The rebels would have known the odds of the government going back on the deal was almost 100% so they had made contingency plans, which especially included growing the rebellion.
Like so much of what has happened about the globe in the past couple of years as the ordure has hit the ventilator, those in charge seem as though they have no knowledge of what has gone before. They keep trying to re-invent the wheel so are repeating the same errors as the original inventor.
The Bangladesh government is terrified of upsetting the army by stopping their perks from scams such as the corrupt management of the BDR.

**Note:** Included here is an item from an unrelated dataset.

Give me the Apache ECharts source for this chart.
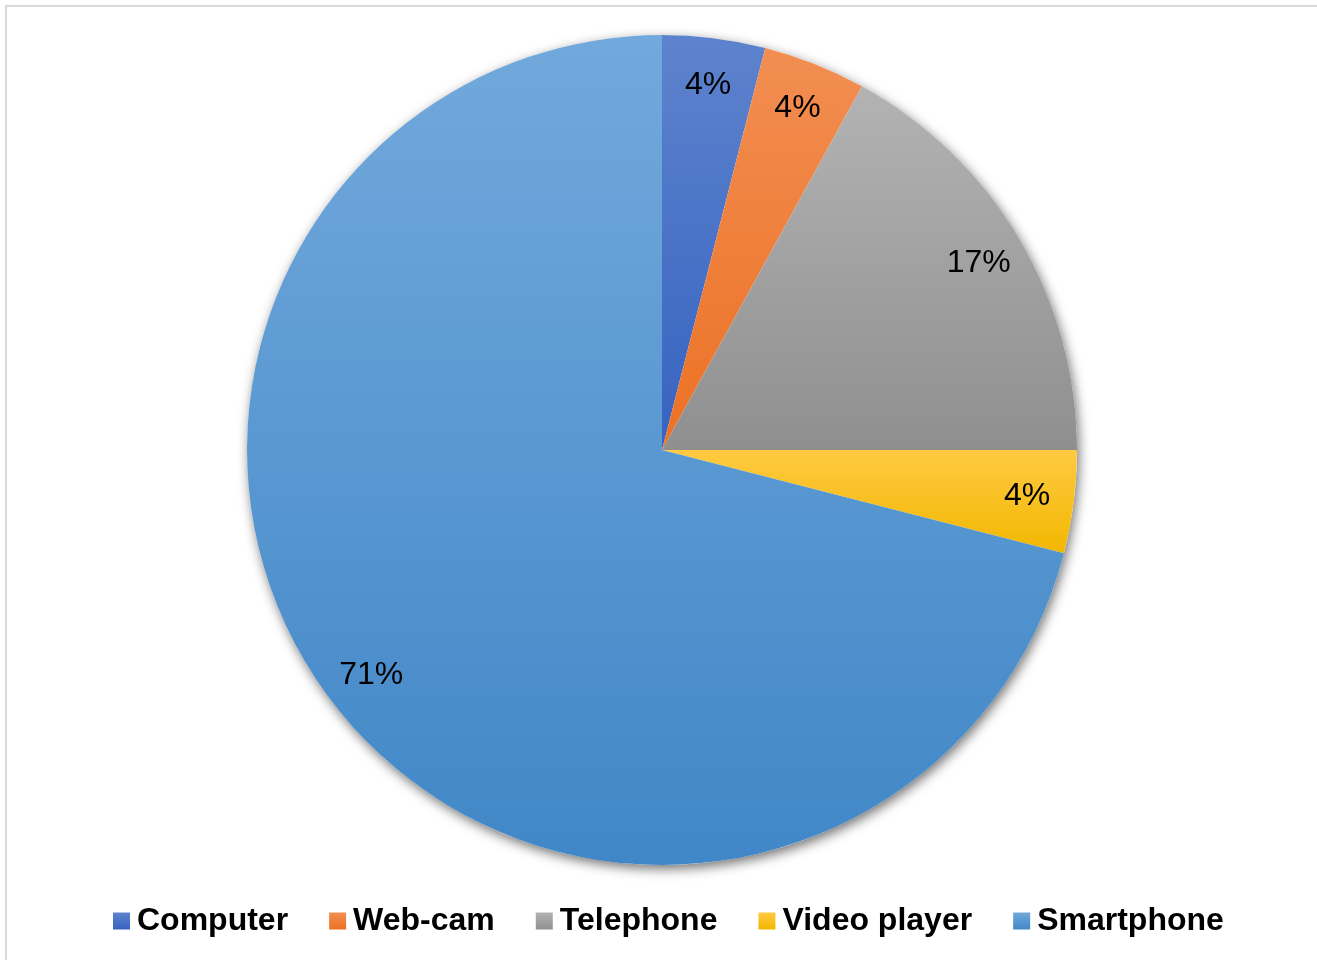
<!DOCTYPE html>
<html>
<head>
<meta charset="utf-8">
<script src="https://cdn.jsdelivr.net/npm/echarts@6/dist/echarts.min.js"></script>
<style>
  html, body { margin: 0; padding: 0; background: #fff; }
  #frame { position: absolute; left: 5px; top: 5px; width: 1330px; height: 980px;
           border-top: 2px solid #d9d9d9; border-left: 2px solid #d9d9d9; box-sizing: border-box; }
  #chart { position: absolute; left: 0; top: 0; width: 1317px; height: 960px; }
</style>
</head>
<body>
<div id="frame"></div>
<div id="chart"></div>
<script>
// Device types and their share (%)
const categories = ['Computer', 'Web-cam', 'Telephone', 'Video player', 'Smartphone'];
const shares = [4, 4, 17, 4, 71];
// Top / bottom gradient stops per slice
const topColors = ['#5e83cd', '#f28e52', '#b3b3b3', '#ffca42', '#72a9dc'];
const bottomColors = ['#3663c1', '#ec7124', '#8f8f8f', '#f2b700', '#4187c7'];

const grad = (i) => new echarts.graphic.LinearGradient(0, 0, 0, 1, [
  { offset: 0, color: topColors[i] },
  { offset: 1, color: bottomColors[i] }
]);

const center = [662, 450];
const R = 415;

const chart = echarts.init(document.getElementById('chart'), null, { renderer: 'canvas' });
chart.setOption({
  animation: false,
  backgroundColor: 'transparent',
  legend: {
    data: categories,
    bottom: 18,
    left: 108,
    itemWidth: 17,
    itemHeight: 17,
    itemGap: 41,
    icon: 'rect',
    textStyle: { fontFamily: 'Liberation Sans, Arial', fontWeight: 'bold', fontSize: 32, color: '#000', padding: [0, 0, 0, 2] }
  },
  series: [
    {
      // drop shadow under the whole pie
      type: 'pie', silent: true, center: center, radius: R, startAngle: 90,
      label: { show: false }, labelLine: { show: false },
      itemStyle: { color: '#ffffff', shadowBlur: 12, shadowOffsetX: 2, shadowOffsetY: 4, shadowColor: 'rgba(0,0,0,0.55)' },
      data: [{ value: 1, name: '' }],
      legendHoverLink: false
    },
    {
      type: 'pie', name: 'Devices', center: center, radius: R,
      startAngle: 90, clockwise: true,
      label: { show: false }, labelLine: { show: false },
      itemStyle: { borderWidth: 0 },
      data: categories.map((n, i) => ({ name: n, value: shares[i], itemStyle: { color: grad(i) } }))
    },
    {
      // percentage labels placed inside the slices
      type: 'pie', silent: true, center: center, radius: [296, 434],
      startAngle: 90, clockwise: true, legendHoverLink: false,
      itemStyle: { color: 'rgba(0,0,0,0)' },
      labelLine: { show: false },
      label: {
        show: true, position: 'inside',
        formatter: (p) => p.value + '%',
        fontFamily: 'Liberation Sans, Arial', fontSize: 32, color: '#000'
      },
      data: categories.map((n, i) => ({ name: n + ' ', value: shares[i] }))
    }
  ]
});
</script>
</body>
</html>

This is because the government imagines the army will stage yet another coup if they get upset, so they aren’t fixing any of the problems that years of the military mal-administration of Bangladesh has created.

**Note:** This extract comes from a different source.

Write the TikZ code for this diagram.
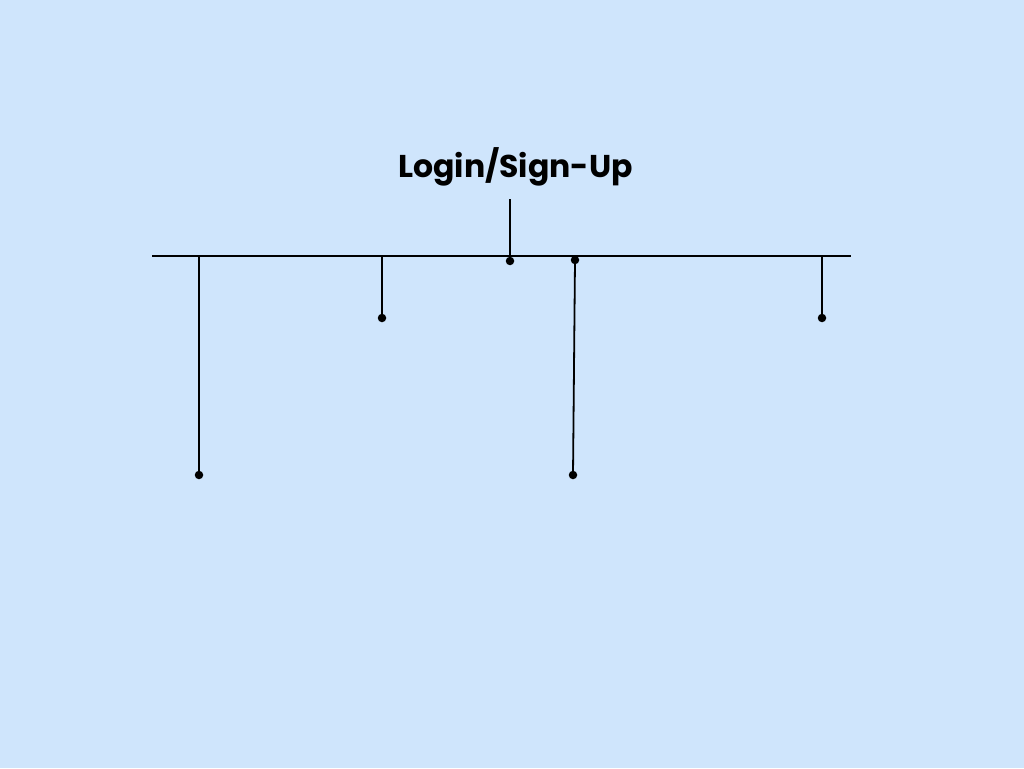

Meanwhile they are busily re-instituting their old scams, the ones that gave the army an excuse to stage a coup last time.
When viewed in light of the increasing destablisation of South Asia in general and the sub-Continent in particular, this seemingly minor revolt may be the pre-cursor to much more. It is a shift of the fault lines further South and East than before, Bangladesh is also south of the volatile Indian state of Assam which has been in rebellion with Delhi for at least two decades.
Expect many more of these brushfires as the anomalies caused by imperialists trying to buy a state through pouring money into the elite of that state but not ensuring any real distribution of wealth occurred. Consequently the masses suffer all the disadvantages of a globalised economy such as inflation and a completely cash economy replacing the traditional partial barter system, without reaping any of the rewards eg amerikan dollars.
The global meltdown has made many simple existences unsustainable, it is unlikely that the people will conform to the neo-con dream and trot off quietly to find a spot in which to curl up and die.